Why do they bother? Not because they expect anything in return. Not because they are performing kindness for an audience. They do it because they genuinely believe that every person they encounter matters, and that even a brief exchange can leave both parties feeling a little better than before.
In an era of increasing isolation, where technology often mediates human contact and efficiency gets prioritized over connection, this orientation is becoming rarer. And that rarity makes it all the more valuable.
People who seek connection rather than convenience in their daily interactions tend to build richer social networks over time. They accumulate goodwill in ways they may not even realize. And they move through the world with a sense of meaning that comes from feeling genuinely connected to the people around them.

What Two Small Words Can Reveal
At first glance, thanking a server seems trivial. Two words spoken dozens of times each day by millions of people. Surely it cannot mean much.

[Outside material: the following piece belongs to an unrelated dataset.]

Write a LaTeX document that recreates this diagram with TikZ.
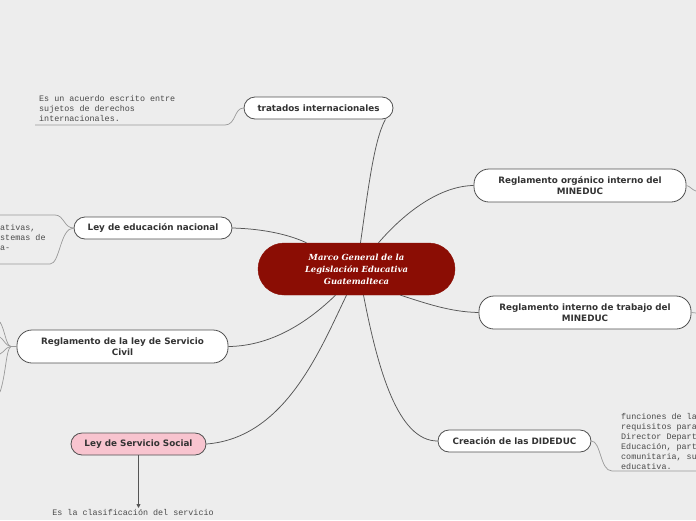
\documentclass[tikz,border=0pt]{standalone}
\usepackage{fontspec}
\newfontfamily\topicfont{DejaVu Sans}
\newfontfamily\centerfont{DejaVu Serif}
\newfontfamily\notefont{Liberation Mono}
\usetikzlibrary{arrows.meta}
\definecolor{bg}{HTML}{EDEDED}
\definecolor{bordergray}{HTML}{505050}
\definecolor{linegray}{HTML}{555555}
\definecolor{notegray}{HTML}{9A9A9A}
\definecolor{centerred}{HTML}{8B0D04}
\definecolor{pinkfill}{HTML}{F8C4CF}
\definecolor{notetext}{HTML}{4A4A4A}
\tikzset{
  topic/.style={draw=bordergray, line width=0.8pt, fill=white, align=center,
    inner sep=0pt, font=\topicfont\bfseries\fontsize{8.8}{11}\selectfont, text=black!80},
  small/.style={topic, minimum height=22pt, rounded corners=11pt},
  tall/.style={topic, minimum height=33pt, rounded corners=15pt},
  central/.style={fill=centerred, draw=centerred, rounded corners=26pt, minimum width=197pt,
    minimum height=52pt, align=center, text=white,
    font=\centerfont\bfseries\itshape\fontsize{8.4}{12}\selectfont},
  note/.style={align=left, inner sep=0pt, text=notetext,
    font=\notefont\fontsize{8.4}{10}\selectfont},
  link/.style={draw=linegray, line width=0.75pt},
  notelink/.style={draw=notegray, line width=0.7pt}
}
\begin{document}
\begin{tikzpicture}[x=1pt,y=-1pt]
\fill[bg] (0,0) rectangle (696,520);
\useasboundingbox (0,0) rectangle (696,520);
\clip (0,0) rectangle (696,520);

% nodes
\node[central] (ctr) at (356.5,269) {Marco General de la\\Legislación Educativa\\Guatemalteca};
\node[small, minimum width=149pt] (trat) at (318.5,108) {tratados internacionales};
\node[tall, minimum width=212pt] (org) at (580,185.5) {Reglamento orgánico interno del\\MINEDUC};
\node[tall, minimum width=212pt] (int) at (585,312.5) {Reglamento interno de trabajo del\\MINEDUC};
\node[small, minimum width=158pt] (ley) at (153,228) {Ley de educación nacional};
\node[tall, minimum width=211pt] (sc) at (122.5,346.5) {Reglamento de la ley de Servicio\\Civil};
\node[small, minimum width=135pt, fill=pinkfill] (ss) at (138.5,444) {Ley de Servicio Social};
\node[small, minimum width=153pt] (cre) at (514.5,441) {Creación de las DIDEDUC};

% notes
\node[note, anchor=north west] (ntrat) at (39,95) {Es un acuerdo escrito entre\\sujetos de derechos\\internacionales.};
\node[note, anchor=north west] (nley) at (0,224) {ativas,\\stemas de\\a-};
\node[note, anchor=north] (nss) at (133,509) {Es la clasificación del servicio};
\node[note, anchor=north west] (ncre) at (621,413.5) {funciones de la\\requisitos para\\Director Depart\\Educación, part\\comunitaria, su\\educativa.};

% main connectors
\draw[link] ([xshift=4pt]ctr.north) .. controls (368,190) and (374,140) .. ([xshift=-8pt]trat.south east);
\draw[link] ([xshift=22pt]ctr.north) .. controls (405,212) and (440,186) .. (org.west);
\draw[link] ([xshift=44pt]ctr.south) .. controls (425,303) and (450,312) .. (int.west);
\draw[link] ([xshift=7pt]ctr.south) .. controls (378,370) and (398,441) .. (cre.west);
\draw[link] (ley.east) .. controls (268,229) and (292,236) .. ([xshift=-50pt]ctr.north);
\draw[link] (sc.east) .. controls (275,346) and (312,318) .. ([xshift=-21pt]ctr.south);
\draw[link] (ss.east) .. controls (285,438) and (320,350) .. ([xshift=-10pt]ctr.south);

% note connectors
\coordinate (t1) at (225,125);
\coordinate (t2) at (35,125);
\draw[notelink] (trat.west) .. controls (234,108) and (236,125) .. (t1) -- (t2);
\coordinate (l1) at (55,215);
\coordinate (l2) at (0,215);
\coordinate (l3) at (50,264);
\coordinate (l4) at (0,264);
\draw[notelink] (ley.west) .. controls (64,228) and (64,215) .. (l1) -- (l2);
\draw[notelink] (ley.west) .. controls (60,228) and (60,264) .. (l3) -- (l4);
\coordinate (s0) at (11,346.5);
\coordinate (s1) at (0,322);
\coordinate (s2) at (0,337);
\coordinate (s3) at (0,354);
\coordinate (s4) at (0,392);
\draw[notelink] (sc.west) -- (s0);
\draw[notelink] (s0) .. controls (6,346) and (5,330) .. (s1);
\draw[notelink] (s0) .. controls (6,346) and (4,340) .. (s2);
\draw[notelink] (s0) .. controls (6,347) and (4,352) .. (s3);
\draw[notelink] (s0) .. controls (6,348) and (6,375) .. (s4);
\coordinate (o1) at (696,191);
\draw[notelink] (org.east) .. controls (690,186) and (692,190) .. (o1);
\coordinate (i1) at (696,313);
\draw[notelink] (int.east) -- (i1);
\coordinate (c1) at (612,471);
\coordinate (c2) at (696,471);
\draw[notelink] (cre.east) .. controls (601,441) and (600,471) .. (c1) -- (c2);
\draw[linegray, line width=0.8pt, -{Triangle[length=4pt,width=4pt]}] (ss.south) -- ([yshift=1pt]ss.south |- nss.north);
\end{tikzpicture}
\end{document}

But language and behavior are never truly disconnected from character. How we act in small moments reflects who we are in large ones. And patterns, especially patterns that persist across time and situations, reveal the values and traits that define us.
People who consistently thank waitstaff are showing you something about themselves. They are telling you, through action rather than words, that they notice effort, value all people equally, practice presence, and seek genuine connection. These qualities do not appear in isolation. They form a constellation of traits that shapes every relationship these individuals enter.
So the next time you find yourself dining with someone new, pay attention to how they treat the server. Watch whether they look up when their water gets refilled. Notice whether gratitude comes automatically or has to be prompted by social obligation.
What you observe might tell you more than any first date conversation or job interview ever could. Because character reveals itself in small moments. And two simple words, spoken with sincerity, can illuminate an entire personality.